Task details
Repeat exactly the lines of the entries below from the one with "Write the React, TypeScript" through the one with "import * as", both ends included, and nothing else.

Exercise input
•••
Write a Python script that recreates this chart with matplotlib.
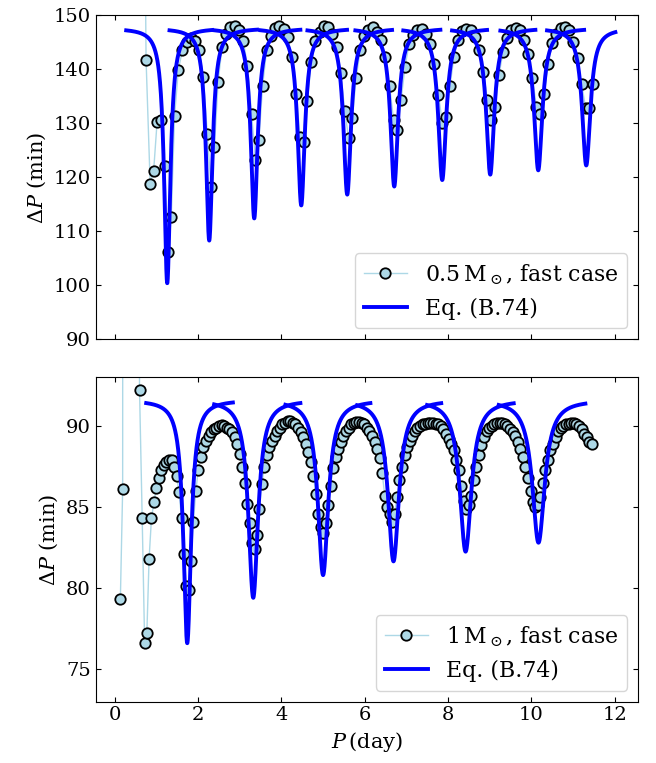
•••
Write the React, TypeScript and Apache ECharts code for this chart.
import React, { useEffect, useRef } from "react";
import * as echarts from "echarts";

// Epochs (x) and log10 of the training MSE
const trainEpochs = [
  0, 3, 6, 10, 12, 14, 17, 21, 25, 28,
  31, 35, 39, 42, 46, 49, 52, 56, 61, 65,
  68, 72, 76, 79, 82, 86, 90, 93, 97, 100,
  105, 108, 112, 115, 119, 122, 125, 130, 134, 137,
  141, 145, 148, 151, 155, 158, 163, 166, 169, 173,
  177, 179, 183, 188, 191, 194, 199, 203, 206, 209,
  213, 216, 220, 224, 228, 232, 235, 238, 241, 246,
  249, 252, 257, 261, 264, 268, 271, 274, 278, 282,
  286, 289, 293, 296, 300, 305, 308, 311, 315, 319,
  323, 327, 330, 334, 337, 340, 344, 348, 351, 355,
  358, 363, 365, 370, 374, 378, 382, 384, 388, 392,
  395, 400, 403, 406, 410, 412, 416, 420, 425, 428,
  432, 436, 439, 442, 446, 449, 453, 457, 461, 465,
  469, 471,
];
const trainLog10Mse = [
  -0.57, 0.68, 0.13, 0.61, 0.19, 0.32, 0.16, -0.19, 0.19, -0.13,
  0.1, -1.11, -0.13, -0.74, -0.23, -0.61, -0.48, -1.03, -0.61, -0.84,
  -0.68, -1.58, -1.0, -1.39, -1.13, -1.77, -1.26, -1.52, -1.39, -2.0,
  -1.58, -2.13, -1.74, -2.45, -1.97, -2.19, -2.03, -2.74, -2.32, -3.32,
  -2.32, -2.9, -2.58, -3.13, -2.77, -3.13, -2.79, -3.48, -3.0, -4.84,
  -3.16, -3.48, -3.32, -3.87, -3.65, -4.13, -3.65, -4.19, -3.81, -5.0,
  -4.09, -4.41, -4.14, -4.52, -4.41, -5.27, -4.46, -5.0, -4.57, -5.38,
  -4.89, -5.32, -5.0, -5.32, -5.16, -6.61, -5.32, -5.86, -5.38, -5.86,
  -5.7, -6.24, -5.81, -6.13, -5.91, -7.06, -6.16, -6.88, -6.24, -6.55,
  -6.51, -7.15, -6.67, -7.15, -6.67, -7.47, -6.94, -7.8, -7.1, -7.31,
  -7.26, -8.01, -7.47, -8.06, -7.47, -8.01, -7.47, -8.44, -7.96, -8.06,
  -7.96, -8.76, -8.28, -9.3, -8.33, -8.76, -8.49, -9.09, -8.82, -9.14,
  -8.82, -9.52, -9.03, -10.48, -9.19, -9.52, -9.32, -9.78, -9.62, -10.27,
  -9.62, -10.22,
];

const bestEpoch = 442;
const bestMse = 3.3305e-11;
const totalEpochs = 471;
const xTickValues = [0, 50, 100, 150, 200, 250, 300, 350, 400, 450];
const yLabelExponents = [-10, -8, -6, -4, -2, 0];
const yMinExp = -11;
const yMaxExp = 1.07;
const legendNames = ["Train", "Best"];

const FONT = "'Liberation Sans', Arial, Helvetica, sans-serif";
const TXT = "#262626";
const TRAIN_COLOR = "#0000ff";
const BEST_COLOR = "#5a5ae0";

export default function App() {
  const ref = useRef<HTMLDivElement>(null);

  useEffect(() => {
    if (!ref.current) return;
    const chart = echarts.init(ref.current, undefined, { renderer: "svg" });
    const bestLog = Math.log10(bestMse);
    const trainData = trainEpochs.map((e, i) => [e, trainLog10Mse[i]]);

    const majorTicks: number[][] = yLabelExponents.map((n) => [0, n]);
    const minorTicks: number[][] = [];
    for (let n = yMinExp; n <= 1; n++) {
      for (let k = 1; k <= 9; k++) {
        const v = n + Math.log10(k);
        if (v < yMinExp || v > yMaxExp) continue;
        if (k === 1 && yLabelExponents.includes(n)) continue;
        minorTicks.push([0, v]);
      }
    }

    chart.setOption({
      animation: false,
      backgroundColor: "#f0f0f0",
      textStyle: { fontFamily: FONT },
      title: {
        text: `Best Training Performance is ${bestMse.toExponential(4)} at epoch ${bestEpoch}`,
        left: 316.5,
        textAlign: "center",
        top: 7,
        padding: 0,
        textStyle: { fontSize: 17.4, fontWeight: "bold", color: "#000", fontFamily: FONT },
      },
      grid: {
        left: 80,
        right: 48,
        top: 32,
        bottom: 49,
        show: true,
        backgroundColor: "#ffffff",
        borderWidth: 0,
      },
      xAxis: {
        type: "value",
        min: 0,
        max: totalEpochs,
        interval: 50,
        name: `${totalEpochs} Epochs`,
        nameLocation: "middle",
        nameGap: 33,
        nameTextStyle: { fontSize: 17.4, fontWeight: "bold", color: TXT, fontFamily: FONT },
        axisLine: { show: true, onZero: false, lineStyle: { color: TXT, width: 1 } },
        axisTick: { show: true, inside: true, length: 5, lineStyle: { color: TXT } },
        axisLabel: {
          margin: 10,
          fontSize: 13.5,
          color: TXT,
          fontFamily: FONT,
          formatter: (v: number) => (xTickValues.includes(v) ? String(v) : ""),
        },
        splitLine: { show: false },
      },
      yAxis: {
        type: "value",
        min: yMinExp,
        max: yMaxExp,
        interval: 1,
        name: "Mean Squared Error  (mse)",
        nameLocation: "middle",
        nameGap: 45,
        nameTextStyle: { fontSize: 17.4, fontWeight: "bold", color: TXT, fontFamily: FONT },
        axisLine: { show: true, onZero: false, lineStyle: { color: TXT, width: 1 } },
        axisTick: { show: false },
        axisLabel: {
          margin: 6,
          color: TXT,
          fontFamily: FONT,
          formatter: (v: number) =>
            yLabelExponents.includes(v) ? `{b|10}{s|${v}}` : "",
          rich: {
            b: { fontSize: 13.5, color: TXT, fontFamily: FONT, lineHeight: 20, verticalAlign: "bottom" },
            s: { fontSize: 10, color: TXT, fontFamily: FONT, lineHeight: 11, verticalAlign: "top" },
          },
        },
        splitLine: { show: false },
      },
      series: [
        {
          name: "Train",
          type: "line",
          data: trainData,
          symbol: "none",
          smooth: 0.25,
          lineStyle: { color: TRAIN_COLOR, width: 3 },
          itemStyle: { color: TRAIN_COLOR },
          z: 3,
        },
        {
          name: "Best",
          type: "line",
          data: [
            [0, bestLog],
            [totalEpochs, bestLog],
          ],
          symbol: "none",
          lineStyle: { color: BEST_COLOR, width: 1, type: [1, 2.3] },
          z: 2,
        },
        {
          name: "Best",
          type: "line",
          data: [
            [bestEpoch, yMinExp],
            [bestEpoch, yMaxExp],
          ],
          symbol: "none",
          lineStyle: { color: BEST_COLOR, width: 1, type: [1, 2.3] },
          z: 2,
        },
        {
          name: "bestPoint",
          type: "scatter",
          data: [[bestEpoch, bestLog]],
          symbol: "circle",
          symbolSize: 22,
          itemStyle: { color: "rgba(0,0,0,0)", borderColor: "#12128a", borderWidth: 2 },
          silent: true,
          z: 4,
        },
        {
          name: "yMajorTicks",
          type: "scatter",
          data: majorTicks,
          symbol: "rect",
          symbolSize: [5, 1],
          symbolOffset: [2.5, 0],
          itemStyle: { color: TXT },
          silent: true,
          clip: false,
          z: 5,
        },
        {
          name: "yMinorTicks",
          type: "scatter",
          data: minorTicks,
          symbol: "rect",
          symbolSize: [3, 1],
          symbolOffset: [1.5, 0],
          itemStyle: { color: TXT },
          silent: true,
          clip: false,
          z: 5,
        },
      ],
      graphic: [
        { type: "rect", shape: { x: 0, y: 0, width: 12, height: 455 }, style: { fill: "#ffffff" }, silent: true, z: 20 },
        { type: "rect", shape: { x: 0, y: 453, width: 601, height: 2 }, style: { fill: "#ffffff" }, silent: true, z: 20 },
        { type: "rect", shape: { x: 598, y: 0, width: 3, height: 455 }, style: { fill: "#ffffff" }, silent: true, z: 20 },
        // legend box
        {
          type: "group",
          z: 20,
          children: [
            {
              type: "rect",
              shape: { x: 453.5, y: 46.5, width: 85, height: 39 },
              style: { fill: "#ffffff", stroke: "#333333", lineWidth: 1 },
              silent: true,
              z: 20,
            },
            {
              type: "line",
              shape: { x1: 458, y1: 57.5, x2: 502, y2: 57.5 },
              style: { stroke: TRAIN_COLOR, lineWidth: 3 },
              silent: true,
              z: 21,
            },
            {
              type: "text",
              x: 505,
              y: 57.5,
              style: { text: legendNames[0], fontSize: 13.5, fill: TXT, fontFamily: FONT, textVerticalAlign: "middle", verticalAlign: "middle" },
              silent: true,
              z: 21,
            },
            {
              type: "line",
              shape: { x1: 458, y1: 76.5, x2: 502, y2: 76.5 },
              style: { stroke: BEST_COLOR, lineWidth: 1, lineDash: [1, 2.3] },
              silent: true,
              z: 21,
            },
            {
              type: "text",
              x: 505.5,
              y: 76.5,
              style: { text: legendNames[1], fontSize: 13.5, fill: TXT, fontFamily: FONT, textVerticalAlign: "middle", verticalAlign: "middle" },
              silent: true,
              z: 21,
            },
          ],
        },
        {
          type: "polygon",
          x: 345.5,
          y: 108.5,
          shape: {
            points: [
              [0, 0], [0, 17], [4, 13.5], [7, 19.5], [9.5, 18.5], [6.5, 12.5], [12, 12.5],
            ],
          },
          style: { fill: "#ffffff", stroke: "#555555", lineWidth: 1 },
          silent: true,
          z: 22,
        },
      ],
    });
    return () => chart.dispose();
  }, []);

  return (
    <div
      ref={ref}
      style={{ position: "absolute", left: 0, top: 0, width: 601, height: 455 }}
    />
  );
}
•••
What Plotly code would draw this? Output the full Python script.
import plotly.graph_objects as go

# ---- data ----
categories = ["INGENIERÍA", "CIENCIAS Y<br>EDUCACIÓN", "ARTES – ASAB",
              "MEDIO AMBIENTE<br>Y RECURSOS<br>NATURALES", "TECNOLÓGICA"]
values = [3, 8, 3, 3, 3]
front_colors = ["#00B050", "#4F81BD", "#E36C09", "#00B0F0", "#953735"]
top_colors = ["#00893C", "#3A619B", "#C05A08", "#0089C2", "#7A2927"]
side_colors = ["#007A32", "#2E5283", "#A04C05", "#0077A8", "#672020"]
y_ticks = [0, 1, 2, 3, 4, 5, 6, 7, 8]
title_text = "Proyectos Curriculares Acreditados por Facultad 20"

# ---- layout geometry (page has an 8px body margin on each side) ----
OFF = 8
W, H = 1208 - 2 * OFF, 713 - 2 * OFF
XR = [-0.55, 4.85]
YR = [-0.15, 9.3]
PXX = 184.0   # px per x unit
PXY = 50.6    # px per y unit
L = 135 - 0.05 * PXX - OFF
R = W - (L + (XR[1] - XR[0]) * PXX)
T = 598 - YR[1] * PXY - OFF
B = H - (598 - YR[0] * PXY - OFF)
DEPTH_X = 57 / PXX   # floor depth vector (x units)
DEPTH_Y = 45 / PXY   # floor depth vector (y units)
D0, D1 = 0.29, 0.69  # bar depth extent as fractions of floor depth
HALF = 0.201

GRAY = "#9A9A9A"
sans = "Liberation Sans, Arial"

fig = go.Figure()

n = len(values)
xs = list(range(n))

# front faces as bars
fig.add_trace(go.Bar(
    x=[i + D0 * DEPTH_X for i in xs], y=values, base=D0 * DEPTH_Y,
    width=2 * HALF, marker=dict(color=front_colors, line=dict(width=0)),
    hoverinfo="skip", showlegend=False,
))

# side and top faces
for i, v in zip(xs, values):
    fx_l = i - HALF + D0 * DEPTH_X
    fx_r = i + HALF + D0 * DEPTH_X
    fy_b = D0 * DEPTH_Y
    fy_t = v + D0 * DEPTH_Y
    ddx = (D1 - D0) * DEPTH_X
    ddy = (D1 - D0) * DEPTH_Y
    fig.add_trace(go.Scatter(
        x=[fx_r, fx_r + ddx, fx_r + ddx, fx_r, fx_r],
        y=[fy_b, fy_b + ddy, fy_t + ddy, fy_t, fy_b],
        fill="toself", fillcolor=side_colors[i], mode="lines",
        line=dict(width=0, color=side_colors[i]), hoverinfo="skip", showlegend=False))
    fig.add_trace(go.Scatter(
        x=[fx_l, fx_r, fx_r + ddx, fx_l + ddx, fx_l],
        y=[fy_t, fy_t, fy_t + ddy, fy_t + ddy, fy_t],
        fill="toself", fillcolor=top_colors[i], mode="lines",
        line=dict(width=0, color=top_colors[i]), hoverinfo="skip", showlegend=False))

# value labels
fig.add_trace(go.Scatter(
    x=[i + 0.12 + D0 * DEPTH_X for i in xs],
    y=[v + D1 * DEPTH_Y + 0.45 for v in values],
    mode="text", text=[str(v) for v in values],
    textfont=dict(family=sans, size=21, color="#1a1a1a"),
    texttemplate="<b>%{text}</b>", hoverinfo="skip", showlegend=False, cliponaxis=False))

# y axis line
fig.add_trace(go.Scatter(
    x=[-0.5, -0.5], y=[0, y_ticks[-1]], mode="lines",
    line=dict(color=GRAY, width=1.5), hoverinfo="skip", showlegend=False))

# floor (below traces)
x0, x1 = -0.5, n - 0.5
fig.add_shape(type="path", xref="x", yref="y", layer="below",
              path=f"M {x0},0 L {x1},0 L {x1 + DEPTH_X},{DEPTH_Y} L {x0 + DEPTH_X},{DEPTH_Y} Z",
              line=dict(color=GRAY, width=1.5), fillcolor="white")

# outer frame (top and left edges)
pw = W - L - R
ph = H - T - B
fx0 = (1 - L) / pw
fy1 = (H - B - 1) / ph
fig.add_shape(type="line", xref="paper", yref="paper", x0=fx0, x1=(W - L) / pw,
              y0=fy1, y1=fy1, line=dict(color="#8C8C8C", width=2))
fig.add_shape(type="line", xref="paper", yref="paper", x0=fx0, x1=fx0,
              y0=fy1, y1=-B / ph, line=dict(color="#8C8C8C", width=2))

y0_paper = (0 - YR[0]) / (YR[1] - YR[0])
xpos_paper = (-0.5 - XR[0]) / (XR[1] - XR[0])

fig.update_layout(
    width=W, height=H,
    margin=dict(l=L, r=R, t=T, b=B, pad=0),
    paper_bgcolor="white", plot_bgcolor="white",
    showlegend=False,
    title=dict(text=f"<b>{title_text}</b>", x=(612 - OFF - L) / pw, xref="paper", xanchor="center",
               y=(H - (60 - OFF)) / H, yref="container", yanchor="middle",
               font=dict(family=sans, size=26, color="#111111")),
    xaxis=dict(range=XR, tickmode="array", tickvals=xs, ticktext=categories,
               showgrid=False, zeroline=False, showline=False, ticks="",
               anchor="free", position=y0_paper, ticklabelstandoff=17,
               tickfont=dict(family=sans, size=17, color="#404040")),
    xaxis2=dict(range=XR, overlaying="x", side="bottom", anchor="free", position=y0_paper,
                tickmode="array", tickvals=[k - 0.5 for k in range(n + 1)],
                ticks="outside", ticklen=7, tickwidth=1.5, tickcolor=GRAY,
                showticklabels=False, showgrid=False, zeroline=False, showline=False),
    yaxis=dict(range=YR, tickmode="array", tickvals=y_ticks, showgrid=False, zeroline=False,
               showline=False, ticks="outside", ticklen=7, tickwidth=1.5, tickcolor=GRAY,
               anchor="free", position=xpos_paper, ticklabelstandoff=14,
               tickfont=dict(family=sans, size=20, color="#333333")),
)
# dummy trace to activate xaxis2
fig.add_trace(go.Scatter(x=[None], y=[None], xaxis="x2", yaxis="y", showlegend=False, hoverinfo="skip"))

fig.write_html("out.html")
•••
The response
Write the React, TypeScript and Apache ECharts code for this chart.
import React, { useEffect, useRef } from "react";
import * as echarts from "echarts";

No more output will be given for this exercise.